Australia’s most successful football coach Ange Postecoglou has ruled out a return to coaching the Socceroos and spoke, among other things, of his disenchantment with the game in this country in a wide-ranging interview with former Socceroo goalkeeper Mark Schwarzer that will air on the Optus Sport app next Wednesday.
Postecoglou whose Celtic team are leading the Scottish Premiership by three points and who have won the Scottish League Cup, took charge of the Socceroos in 2013. Postecoglou took them them to the 2014 World Cup in Brazil. By the time he resigned, in November 2017, Australia were first-time Asian champions and had qualified for the 2018 World Cup in Russia.
He went on to manage Yokohama F Marinos which he successfully steered to win the J. League in 2019. He told Schwarzer that he felt more respected in Japan than he did in Australia.
“I think for me, it’s funny, how we think as Australians, sometimes we don’t want to elevate our own too high. We want to just keep everyone on an even keel. And I think me going back there is not going to change that. It’s not going to do anything different.
“Even now, I feel more respected in Japan than I do in Australia. Even though that’s not to say the people in Australia, I understand they’re following particularly my journey now and everyone takes great (pride). I get all that.”

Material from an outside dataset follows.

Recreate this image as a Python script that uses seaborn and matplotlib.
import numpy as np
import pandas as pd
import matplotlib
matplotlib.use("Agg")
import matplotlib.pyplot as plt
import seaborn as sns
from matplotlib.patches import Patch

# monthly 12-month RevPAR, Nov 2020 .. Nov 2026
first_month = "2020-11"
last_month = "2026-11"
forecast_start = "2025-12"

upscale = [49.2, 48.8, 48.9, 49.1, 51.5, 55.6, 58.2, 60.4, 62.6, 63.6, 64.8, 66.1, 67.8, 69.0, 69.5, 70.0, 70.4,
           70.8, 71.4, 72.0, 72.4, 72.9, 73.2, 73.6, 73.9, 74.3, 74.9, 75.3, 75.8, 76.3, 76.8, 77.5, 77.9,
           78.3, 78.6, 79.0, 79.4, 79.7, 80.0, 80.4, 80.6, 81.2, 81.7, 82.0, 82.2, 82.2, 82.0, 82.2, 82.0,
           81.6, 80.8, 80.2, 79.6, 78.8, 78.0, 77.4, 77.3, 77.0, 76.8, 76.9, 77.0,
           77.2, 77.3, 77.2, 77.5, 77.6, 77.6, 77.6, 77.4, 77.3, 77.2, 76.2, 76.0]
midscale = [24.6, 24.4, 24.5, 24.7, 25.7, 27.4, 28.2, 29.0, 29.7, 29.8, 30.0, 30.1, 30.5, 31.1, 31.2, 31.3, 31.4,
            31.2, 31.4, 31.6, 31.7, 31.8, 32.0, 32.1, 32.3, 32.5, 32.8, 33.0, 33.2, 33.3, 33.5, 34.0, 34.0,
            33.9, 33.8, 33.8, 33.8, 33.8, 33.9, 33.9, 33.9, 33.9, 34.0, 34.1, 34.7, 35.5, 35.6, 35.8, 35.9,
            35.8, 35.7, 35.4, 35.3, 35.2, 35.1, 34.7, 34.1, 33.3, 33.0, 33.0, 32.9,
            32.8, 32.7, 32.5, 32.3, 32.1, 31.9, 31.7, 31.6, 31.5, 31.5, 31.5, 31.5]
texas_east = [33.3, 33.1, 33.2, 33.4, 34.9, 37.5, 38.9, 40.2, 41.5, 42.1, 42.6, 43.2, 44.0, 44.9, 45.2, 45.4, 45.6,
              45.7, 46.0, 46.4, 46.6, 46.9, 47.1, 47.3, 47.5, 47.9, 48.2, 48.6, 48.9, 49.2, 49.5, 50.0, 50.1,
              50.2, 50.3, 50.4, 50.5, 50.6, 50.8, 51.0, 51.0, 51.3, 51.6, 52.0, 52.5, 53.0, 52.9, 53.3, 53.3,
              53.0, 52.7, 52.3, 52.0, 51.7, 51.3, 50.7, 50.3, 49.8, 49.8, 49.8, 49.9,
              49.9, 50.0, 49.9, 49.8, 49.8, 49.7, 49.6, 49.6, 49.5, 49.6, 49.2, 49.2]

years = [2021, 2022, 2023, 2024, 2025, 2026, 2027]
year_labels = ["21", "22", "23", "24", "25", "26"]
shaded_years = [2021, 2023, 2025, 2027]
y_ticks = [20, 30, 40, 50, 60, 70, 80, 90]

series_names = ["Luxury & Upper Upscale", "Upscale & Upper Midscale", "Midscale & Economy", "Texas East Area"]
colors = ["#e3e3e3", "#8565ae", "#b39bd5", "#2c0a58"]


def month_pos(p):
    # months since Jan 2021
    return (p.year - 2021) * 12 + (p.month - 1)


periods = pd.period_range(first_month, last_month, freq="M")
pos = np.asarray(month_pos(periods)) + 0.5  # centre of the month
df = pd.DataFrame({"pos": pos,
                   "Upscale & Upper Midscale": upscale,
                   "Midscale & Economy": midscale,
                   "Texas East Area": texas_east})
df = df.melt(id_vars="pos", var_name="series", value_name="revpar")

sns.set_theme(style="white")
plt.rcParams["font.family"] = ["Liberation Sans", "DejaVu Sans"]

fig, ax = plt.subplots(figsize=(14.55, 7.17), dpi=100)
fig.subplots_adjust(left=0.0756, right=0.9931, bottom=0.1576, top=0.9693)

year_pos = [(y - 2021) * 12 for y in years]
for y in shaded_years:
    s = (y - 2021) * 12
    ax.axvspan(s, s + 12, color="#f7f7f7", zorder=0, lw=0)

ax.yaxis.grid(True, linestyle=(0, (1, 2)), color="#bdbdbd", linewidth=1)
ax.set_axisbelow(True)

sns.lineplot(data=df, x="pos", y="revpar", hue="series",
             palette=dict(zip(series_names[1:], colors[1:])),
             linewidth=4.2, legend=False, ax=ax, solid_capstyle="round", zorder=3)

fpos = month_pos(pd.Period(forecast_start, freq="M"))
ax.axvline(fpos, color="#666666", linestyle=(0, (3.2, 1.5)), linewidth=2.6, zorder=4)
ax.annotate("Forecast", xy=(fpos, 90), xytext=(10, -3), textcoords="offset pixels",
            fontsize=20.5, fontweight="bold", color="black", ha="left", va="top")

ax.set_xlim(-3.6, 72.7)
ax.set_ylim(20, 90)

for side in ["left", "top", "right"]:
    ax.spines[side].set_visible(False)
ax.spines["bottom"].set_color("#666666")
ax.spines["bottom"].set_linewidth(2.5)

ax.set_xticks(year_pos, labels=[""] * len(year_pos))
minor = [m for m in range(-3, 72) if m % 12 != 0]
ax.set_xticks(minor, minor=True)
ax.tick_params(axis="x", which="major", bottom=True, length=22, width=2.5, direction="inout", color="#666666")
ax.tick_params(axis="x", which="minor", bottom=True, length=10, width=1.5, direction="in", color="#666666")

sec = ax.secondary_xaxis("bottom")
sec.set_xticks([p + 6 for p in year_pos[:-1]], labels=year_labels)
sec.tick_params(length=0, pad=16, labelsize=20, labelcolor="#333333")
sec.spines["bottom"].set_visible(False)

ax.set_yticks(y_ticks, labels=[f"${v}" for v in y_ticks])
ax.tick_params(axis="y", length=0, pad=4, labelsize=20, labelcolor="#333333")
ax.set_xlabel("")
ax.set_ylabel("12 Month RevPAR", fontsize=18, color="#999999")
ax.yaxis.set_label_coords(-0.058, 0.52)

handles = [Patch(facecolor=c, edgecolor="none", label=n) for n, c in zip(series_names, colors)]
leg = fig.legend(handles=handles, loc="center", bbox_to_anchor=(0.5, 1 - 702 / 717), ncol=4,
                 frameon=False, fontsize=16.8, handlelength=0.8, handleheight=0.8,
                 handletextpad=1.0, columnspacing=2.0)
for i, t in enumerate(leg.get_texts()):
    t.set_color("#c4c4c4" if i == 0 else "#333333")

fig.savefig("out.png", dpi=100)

He praised his predecessor Guus Hiddink for the job he did coaching Australia but he also noted how he was treated compared to Australian coaches like Frankie Farina who had preceded Hiddink.
“Same position, yeah? Same position, but the way they treated him (Hiddink) and what was given to him to succeed. And that’s why we did succeed and good on him, but that’s never given to an Australian. I don’t think we’d ever go down that track” Postecoglou said.
“If Marcelo Bielsa (influential former coach of Leeds United) offered himself to Australia, I think we’d open our doors and give him everything he wants from youth development to whatever. If I went back there, I would still have to start at sort of spot one to convince people to do things a certain way. And because of that, I think I’m better off having done my stint, I’m proud of everything I’ve achieved in Australia and I’m an Australian, so I’ll always support it and leave it at that.”
He cited in-fighting as one of the reasons that national managers had a hard time coaching the Socceroos.
“I still haven’t found one person who’s managed to outlast the wars in Australia.
“For the most part, it finishes two ways. There’s been so many great people come through our game, who either leave it and go ‘I never want anything to do with it’ or leave it and go just, ‘I’m just tired, I can’t do it anymore’.
“No one’s been able to stand up … the only person I give great credit to is … Sir Frank Lowy got back up on his feet and even after the first time being knocked down and he had another crack at it, to try and sort of lift the game in Australia in his own way.
He said that everyone sought a magic solution when the reality was that some basic things needed to happen if the national game was to evolve.
“It’s just the basics, mate. It’s a lot of funding, a lot of resources, a lot of time and effort, a common goal, it’s no great secrets, but people don’t want to hear that.
“They want to hear that there’s something magical you can bring in – that’s the frustrating bit.
“I don’t know, like I said, I’m hoping that an individual or people, who are younger than me, come in with that energy that can break it down and turn the game around for us.”